§ Excerpted data:
<<<<
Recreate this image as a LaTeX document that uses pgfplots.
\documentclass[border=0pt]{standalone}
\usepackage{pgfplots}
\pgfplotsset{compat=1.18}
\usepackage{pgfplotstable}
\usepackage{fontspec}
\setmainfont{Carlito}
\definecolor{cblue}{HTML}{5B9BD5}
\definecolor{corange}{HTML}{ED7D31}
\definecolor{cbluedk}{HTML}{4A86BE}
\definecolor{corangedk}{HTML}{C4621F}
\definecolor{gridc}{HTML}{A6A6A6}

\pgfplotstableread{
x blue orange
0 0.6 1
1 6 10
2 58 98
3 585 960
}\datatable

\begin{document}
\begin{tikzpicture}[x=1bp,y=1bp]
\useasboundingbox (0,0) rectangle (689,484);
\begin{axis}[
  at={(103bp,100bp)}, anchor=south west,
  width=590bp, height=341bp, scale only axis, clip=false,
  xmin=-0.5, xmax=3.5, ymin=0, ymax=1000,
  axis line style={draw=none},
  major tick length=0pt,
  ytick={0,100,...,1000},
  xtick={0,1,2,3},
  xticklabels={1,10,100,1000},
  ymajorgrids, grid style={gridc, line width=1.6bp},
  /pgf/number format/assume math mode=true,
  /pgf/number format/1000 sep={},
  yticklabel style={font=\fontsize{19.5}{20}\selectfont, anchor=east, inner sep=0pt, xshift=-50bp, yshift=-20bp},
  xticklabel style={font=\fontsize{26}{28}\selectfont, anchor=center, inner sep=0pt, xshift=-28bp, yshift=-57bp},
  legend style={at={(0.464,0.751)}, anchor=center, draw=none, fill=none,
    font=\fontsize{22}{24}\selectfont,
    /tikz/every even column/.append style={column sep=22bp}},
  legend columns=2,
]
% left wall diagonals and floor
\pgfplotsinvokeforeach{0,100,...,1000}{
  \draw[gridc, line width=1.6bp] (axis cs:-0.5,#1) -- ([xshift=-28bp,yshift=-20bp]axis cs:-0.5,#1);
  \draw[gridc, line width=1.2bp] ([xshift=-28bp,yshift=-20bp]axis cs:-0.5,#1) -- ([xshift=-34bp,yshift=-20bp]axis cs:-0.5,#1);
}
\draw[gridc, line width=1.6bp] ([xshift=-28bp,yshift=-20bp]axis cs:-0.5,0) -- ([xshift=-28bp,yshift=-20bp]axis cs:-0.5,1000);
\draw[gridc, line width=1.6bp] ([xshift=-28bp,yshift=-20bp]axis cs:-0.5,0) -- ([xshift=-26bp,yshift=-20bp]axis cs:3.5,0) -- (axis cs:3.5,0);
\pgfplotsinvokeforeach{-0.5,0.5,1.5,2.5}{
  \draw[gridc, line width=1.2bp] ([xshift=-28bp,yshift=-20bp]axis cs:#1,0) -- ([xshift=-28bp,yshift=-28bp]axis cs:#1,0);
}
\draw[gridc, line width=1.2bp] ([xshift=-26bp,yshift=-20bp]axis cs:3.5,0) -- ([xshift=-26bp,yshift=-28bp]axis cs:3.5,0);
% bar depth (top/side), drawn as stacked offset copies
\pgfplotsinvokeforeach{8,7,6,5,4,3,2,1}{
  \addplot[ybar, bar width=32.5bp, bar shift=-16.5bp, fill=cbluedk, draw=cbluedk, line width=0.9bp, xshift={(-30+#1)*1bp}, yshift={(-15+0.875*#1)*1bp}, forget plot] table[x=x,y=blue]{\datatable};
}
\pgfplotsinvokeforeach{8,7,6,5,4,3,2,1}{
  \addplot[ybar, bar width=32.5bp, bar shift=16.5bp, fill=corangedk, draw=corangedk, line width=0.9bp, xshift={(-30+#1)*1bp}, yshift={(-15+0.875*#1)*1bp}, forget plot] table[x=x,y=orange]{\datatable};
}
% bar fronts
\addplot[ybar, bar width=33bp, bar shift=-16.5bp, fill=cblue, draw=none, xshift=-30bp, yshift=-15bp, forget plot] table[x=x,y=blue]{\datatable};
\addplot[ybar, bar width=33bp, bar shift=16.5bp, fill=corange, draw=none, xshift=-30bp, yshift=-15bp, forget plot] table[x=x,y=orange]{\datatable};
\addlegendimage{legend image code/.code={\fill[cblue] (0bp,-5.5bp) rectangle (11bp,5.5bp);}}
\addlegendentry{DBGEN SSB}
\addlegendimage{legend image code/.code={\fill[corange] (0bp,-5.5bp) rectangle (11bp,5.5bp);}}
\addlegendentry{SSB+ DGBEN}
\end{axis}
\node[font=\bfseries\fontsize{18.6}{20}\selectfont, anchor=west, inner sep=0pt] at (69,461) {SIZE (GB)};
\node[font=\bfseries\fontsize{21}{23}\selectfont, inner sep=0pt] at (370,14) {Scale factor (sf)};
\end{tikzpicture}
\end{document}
>>>>
<<<<
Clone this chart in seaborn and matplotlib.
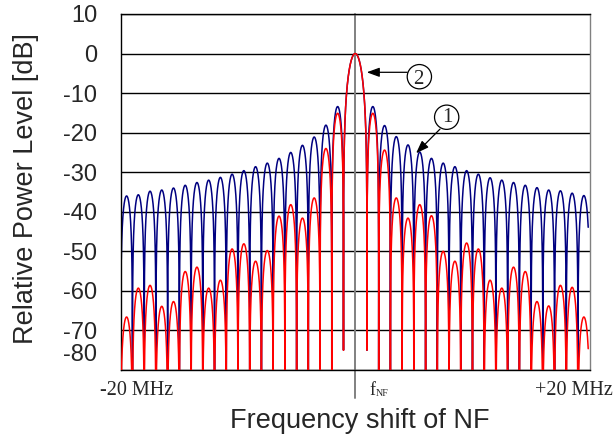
>>>>
<<<<
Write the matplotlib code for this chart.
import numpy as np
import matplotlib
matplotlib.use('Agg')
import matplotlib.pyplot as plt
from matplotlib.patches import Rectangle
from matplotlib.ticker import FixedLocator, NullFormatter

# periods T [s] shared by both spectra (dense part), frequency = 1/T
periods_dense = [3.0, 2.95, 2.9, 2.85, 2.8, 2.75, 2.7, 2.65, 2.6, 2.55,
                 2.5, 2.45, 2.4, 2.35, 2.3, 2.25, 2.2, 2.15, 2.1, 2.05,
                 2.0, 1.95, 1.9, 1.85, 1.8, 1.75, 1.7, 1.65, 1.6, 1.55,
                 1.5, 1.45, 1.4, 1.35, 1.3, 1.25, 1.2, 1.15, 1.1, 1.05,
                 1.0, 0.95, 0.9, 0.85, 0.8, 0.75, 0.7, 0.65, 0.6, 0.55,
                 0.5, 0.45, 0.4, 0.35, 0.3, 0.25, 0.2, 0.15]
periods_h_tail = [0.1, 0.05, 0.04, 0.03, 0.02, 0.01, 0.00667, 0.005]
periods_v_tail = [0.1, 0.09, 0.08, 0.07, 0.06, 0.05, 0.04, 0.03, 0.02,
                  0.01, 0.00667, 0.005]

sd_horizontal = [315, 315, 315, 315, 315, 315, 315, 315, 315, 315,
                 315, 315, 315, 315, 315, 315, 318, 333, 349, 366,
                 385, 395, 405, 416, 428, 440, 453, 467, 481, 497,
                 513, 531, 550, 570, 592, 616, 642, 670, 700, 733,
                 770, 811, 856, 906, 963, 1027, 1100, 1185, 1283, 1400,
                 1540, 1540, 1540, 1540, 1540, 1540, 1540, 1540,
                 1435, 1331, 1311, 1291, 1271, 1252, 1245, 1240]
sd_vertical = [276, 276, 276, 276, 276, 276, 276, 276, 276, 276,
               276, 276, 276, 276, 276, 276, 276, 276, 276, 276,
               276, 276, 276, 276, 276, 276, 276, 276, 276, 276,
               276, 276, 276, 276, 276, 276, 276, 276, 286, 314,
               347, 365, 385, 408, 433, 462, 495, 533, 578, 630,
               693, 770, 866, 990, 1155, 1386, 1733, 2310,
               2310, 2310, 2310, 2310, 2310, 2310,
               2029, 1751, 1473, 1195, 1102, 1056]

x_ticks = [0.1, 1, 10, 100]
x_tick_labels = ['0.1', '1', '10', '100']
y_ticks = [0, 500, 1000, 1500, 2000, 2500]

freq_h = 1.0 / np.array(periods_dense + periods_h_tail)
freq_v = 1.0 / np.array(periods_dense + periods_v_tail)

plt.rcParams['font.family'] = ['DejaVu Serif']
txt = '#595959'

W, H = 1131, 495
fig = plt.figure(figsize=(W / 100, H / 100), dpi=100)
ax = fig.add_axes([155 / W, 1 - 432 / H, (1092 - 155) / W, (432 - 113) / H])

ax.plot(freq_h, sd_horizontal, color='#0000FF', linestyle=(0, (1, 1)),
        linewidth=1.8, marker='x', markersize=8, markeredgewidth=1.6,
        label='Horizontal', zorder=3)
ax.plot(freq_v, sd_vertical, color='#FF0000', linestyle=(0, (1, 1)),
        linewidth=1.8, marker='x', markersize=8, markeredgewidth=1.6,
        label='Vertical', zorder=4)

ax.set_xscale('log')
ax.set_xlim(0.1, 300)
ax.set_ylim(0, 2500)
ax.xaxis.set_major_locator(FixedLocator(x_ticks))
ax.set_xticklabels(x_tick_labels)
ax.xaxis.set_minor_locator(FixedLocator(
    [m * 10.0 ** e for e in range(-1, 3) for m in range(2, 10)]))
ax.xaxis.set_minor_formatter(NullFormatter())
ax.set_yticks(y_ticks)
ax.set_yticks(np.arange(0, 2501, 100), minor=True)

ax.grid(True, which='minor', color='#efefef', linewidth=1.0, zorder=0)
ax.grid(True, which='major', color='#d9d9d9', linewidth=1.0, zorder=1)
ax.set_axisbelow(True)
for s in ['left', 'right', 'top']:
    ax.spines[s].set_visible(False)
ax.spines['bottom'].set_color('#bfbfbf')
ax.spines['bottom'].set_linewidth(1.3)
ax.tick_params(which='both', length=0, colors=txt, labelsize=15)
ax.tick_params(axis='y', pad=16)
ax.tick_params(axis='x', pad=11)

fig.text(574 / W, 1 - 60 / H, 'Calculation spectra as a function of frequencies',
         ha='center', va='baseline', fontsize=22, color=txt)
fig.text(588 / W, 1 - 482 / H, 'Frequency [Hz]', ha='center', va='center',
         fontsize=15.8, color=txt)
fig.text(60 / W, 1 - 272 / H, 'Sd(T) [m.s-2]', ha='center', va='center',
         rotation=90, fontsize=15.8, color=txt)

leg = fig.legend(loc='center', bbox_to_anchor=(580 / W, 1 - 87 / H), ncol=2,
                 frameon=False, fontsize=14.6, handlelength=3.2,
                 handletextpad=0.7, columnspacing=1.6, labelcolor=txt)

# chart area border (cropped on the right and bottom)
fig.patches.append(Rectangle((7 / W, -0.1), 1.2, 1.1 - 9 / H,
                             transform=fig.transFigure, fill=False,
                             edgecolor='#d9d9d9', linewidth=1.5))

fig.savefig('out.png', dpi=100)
>>>>
§ Your objective: Beginning with the line containing "Write the matplotlib code for this chart." and ending with the line containing "2029, 1751, 1473, 1195, 1102, 1056]", extract those lines exactly from the listing above, and only those.

§ Result of the exercise:
Write the matplotlib code for this chart.
import numpy as np
import matplotlib
matplotlib.use('Agg')
import matplotlib.pyplot as plt
from matplotlib.patches import Rectangle
from matplotlib.ticker import FixedLocator, NullFormatter

# periods T [s] shared by both spectra (dense part), frequency = 1/T
periods_dense = [3.0, 2.95, 2.9, 2.85, 2.8, 2.75, 2.7, 2.65, 2.6, 2.55,
                 2.5, 2.45, 2.4, 2.35, 2.3, 2.25, 2.2, 2.15, 2.1, 2.05,
                 2.0, 1.95, 1.9, 1.85, 1.8, 1.75, 1.7, 1.65, 1.6, 1.55,
                 1.5, 1.45, 1.4, 1.35, 1.3, 1.25, 1.2, 1.15, 1.1, 1.05,
                 1.0, 0.95, 0.9, 0.85, 0.8, 0.75, 0.7, 0.65, 0.6, 0.55,
                 0.5, 0.45, 0.4, 0.35, 0.3, 0.25, 0.2, 0.15]
periods_h_tail = [0.1, 0.05, 0.04, 0.03, 0.02, 0.01, 0.00667, 0.005]
periods_v_tail = [0.1, 0.09, 0.08, 0.07, 0.06, 0.05, 0.04, 0.03, 0.02,
                  0.01, 0.00667, 0.005]

sd_horizontal = [315, 315, 315, 315, 315, 315, 315, 315, 315, 315,
                 315, 315, 315, 315, 315, 315, 318, 333, 349, 366,
                 385, 395, 405, 416, 428, 440, 453, 467, 481, 497,
                 513, 531, 550, 570, 592, 616, 642, 670, 700, 733,
                 770, 811, 856, 906, 963, 1027, 1100, 1185, 1283, 1400,
                 1540, 1540, 1540, 1540, 1540, 1540, 1540, 1540,
                 1435, 1331, 1311, 1291, 1271, 1252, 1245, 1240]
sd_vertical = [276, 276, 276, 276, 276, 276, 276, 276, 276, 276,
               276, 276, 276, 276, 276, 276, 276, 276, 276, 276,
               276, 276, 276, 276, 276, 276, 276, 276, 276, 276,
               276, 276, 276, 276, 276, 276, 276, 276, 286, 314,
               347, 365, 385, 408, 433, 462, 495, 533, 578, 630,
               693, 770, 866, 990, 1155, 1386, 1733, 2310,
               2310, 2310, 2310, 2310, 2310, 2310,
               2029, 1751, 1473, 1195, 1102, 1056]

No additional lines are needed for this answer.